## Job
All of the data should be repeated exactly; pictures are not part of the copy.

## Given data

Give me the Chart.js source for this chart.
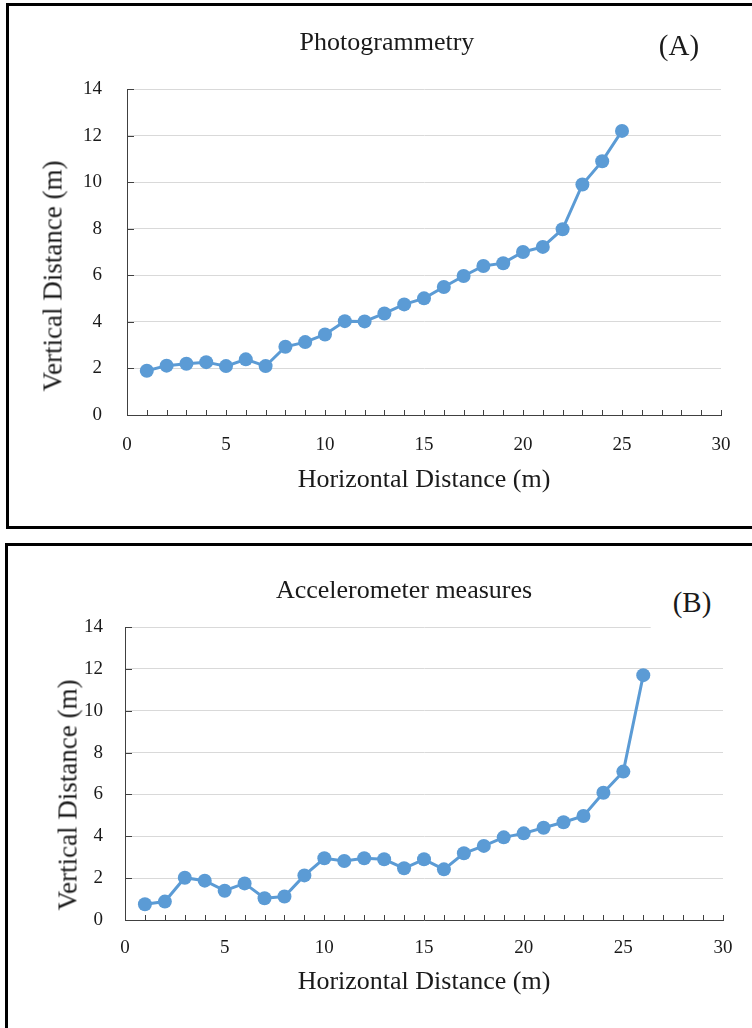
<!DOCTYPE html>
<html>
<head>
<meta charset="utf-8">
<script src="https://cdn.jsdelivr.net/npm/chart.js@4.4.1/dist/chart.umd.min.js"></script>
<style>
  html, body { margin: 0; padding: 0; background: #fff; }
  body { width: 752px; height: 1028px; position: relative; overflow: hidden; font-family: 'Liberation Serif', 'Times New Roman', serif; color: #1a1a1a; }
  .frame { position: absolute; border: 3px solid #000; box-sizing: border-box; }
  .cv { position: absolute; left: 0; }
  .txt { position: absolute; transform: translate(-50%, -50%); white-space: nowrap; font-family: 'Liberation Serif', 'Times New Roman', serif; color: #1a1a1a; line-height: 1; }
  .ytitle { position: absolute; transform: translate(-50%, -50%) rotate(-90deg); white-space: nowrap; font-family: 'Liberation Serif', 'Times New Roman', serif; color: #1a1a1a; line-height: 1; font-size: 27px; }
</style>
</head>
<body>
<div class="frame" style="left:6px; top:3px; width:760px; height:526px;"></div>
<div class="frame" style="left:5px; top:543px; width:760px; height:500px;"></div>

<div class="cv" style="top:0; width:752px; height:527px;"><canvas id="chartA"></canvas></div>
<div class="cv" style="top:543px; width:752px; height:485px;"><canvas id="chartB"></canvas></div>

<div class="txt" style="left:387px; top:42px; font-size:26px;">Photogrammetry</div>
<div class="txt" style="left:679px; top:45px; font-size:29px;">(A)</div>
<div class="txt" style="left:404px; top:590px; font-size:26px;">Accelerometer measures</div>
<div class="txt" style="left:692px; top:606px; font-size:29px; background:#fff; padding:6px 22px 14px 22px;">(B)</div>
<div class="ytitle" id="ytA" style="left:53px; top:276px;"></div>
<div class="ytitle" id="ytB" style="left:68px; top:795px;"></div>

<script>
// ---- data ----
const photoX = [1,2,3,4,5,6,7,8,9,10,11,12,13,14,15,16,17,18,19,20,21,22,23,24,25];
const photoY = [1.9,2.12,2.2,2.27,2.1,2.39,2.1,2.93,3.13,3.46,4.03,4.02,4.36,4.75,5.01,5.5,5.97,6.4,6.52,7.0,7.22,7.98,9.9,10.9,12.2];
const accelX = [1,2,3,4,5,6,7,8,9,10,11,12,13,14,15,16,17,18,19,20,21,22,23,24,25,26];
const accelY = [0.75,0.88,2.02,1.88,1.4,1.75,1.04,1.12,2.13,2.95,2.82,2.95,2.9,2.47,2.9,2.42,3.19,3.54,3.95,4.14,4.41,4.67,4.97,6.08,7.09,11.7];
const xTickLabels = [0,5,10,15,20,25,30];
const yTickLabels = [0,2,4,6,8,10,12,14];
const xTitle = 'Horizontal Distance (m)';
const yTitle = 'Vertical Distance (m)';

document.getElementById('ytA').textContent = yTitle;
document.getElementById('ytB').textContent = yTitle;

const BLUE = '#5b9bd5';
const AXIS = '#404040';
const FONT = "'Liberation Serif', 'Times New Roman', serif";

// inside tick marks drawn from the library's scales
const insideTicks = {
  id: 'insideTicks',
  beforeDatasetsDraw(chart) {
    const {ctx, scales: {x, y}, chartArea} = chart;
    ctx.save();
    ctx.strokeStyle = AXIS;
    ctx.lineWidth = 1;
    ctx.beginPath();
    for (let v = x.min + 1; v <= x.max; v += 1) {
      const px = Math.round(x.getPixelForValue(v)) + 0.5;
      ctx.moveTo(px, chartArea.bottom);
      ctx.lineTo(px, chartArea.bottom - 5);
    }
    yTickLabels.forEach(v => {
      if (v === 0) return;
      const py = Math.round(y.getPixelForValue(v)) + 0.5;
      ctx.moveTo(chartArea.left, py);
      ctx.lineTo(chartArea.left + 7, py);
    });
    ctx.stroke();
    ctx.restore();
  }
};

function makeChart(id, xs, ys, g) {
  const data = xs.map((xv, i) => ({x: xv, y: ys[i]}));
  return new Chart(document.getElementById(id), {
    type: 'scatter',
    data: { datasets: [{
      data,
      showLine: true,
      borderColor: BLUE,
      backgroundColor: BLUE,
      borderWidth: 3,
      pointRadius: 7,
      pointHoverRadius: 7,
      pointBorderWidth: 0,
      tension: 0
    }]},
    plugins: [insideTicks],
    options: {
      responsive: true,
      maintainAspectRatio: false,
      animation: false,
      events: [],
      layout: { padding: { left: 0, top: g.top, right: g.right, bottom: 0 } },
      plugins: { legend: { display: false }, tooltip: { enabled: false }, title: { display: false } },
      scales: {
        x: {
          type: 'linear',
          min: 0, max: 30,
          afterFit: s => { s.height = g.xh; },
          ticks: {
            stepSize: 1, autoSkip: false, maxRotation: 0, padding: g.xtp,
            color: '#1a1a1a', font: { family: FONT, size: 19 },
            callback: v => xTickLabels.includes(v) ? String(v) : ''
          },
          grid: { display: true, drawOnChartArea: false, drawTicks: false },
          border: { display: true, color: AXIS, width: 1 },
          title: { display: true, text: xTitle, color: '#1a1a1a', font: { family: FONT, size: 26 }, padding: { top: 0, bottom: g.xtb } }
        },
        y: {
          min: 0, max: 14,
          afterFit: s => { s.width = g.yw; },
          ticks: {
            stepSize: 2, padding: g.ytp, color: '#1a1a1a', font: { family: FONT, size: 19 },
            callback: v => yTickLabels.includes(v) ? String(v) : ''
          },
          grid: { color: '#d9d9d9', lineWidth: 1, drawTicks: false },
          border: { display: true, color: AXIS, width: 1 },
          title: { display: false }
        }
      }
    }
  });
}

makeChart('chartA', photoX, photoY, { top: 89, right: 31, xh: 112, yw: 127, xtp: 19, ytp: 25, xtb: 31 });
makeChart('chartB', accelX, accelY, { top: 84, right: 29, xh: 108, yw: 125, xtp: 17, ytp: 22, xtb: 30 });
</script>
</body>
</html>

## Answer for the task
Give me the Chart.js source for this chart.
<!DOCTYPE html>
<html>
<head>
<meta charset="utf-8">
<script src="https://cdn.jsdelivr.net/npm/chart.js@4.4.1/dist/chart.umd.min.js"></script>
<style>
  html, body { margin: 0; padding: 0; background: #fff; }
  body { width: 752px; height: 1028px; position: relative; overflow: hidden; font-family: 'Liberation Serif', 'Times New Roman', serif; color: #1a1a1a; }
  .frame { position: absolute; border: 3px solid #000; box-sizing: border-box; }
  .cv { position: absolute; left: 0; }
  .txt { position: absolute; transform: translate(-50%, -50%); white-space: nowrap; font-family: 'Liberation Serif', 'Times New Roman', serif; color: #1a1a1a; line-height: 1; }
  .ytitle { position: absolute; transform: translate(-50%, -50%) rotate(-90deg); white-space: nowrap; font-family: 'Liberation Serif', 'Times New Roman', serif; color: #1a1a1a; line-height: 1; font-size: 27px; }
</style>
</head>
<body>
<div class="frame" style="left:6px; top:3px; width:760px; height:526px;"></div>
<div class="frame" style="left:5px; top:543px; width:760px; height:500px;"></div>

<div class="cv" style="top:0; width:752px; height:527px;"><canvas id="chartA"></canvas></div>
<div class="cv" style="top:543px; width:752px; height:485px;"><canvas id="chartB"></canvas></div>

<div class="txt" style="left:387px; top:42px; font-size:26px;">Photogrammetry</div>
<div class="txt" style="left:679px; top:45px; font-size:29px;">(A)</div>
<div class="txt" style="left:404px; top:590px; font-size:26px;">Accelerometer measures</div>
<div class="txt" style="left:692px; top:606px; font-size:29px; background:#fff; padding:6px 22px 14px 22px;">(B)</div>
<div class="ytitle" id="ytA" style="left:53px; top:276px;"></div>
<div class="ytitle" id="ytB" style="left:68px; top:795px;"></div>

<script>
// ---- data ----
const photoX = [1,2,3,4,5,6,7,8,9,10,11,12,13,14,15,16,17,18,19,20,21,22,23,24,25];
const photoY = [1.9,2.12,2.2,2.27,2.1,2.39,2.1,2.93,3.13,3.46,4.03,4.02,4.36,4.75,5.01,5.5,5.97,6.4,6.52,7.0,7.22,7.98,9.9,10.9,12.2];
const accelX = [1,2,3,4,5,6,7,8,9,10,11,12,13,14,15,16,17,18,19,20,21,22,23,24,25,26];
const accelY = [0.75,0.88,2.02,1.88,1.4,1.75,1.04,1.12,2.13,2.95,2.82,2.95,2.9,2.47,2.9,2.42,3.19,3.54,3.95,4.14,4.41,4.67,4.97,6.08,7.09,11.7];
const xTickLabels = [0,5,10,15,20,25,30];
const yTickLabels = [0,2,4,6,8,10,12,14];
const xTitle = 'Horizontal Distance (m)';
const yTitle = 'Vertical Distance (m)';

document.getElementById('ytA').textContent = yTitle;
document.getElementById('ytB').textContent = yTitle;

const BLUE = '#5b9bd5';
const AXIS = '#404040';
const FONT = "'Liberation Serif', 'Times New Roman', serif";

// inside tick marks drawn from the library's scales
const insideTicks = {
  id: 'insideTicks',
  beforeDatasetsDraw(chart) {
    const {ctx, scales: {x, y}, chartArea} = chart;
    ctx.save();
    ctx.strokeStyle = AXIS;
    ctx.lineWidth = 1;
    ctx.beginPath();
    for (let v = x.min + 1; v <= x.max; v += 1) {
      const px = Math.round(x.getPixelForValue(v)) + 0.5;
      ctx.moveTo(px, chartArea.bottom);
      ctx.lineTo(px, chartArea.bottom - 5);
    }
    yTickLabels.forEach(v => {
      if (v === 0) return;
      const py = Math.round(y.getPixelForValue(v)) + 0.5;
      ctx.moveTo(chartArea.left, py);
      ctx.lineTo(chartArea.left + 7, py);
    });
    ctx.stroke();
    ctx.restore();
  }
};

function makeChart(id, xs, ys, g) {
  const data = xs.map((xv, i) => ({x: xv, y: ys[i]}));
  return new Chart(document.getElementById(id), {
    type: 'scatter',
    data: { datasets: [{
      data,
      showLine: true,
      borderColor: BLUE,
      backgroundColor: BLUE,
      borderWidth: 3,
      pointRadius: 7,
      pointHoverRadius: 7,
      pointBorderWidth: 0,
      tension: 0
    }]},
    plugins: [insideTicks],
    options: {
      responsive: true,
      maintainAspectRatio: false,
      animation: false,
      events: [],
      layout: { padding: { left: 0, top: g.top, right: g.right, bottom: 0 } },
      plugins: { legend: { display: false }, tooltip: { enabled: false }, title: { display: false } },
      scales: {
        x: {
          type: 'linear',
          min: 0, max: 30,
          afterFit: s => { s.height = g.xh; },
          ticks: {
            stepSize: 1, autoSkip: false, maxRotation: 0, padding: g.xtp,
            color: '#1a1a1a', font: { family: FONT, size: 19 },
            callback: v => xTickLabels.includes(v) ? String(v) : ''
          },
          grid: { display: true, drawOnChartArea: false, drawTicks: false },
          border: { display: true, color: AXIS, width: 1 },
          title: { display: true, text: xTitle, color: '#1a1a1a', font: { family: FONT, size: 26 }, padding: { top: 0, bottom: g.xtb } }
        },
        y: {
          min: 0, max: 14,
          afterFit: s => { s.width = g.yw; },
          ticks: {
            stepSize: 2, padding: g.ytp, color: '#1a1a1a', font: { family: FONT, size: 19 },
            callback: v => yTickLabels.includes(v) ? String(v) : ''
          },
          grid: { color: '#d9d9d9', lineWidth: 1, drawTicks: false },
          border: { display: true, color: AXIS, width: 1 },
          title: { display: false }
        }
      }
    }
  });
}

makeChart('chartA', photoX, photoY, { top: 89, right: 31, xh: 112, yw: 127, xtp: 19, ytp: 25, xtb: 31 });
makeChart('chartB', accelX, accelY, { top: 84, right: 29, xh: 108, yw: 125, xtp: 17, ytp: 22, xtb: 30 });
</script>
</body>
</html>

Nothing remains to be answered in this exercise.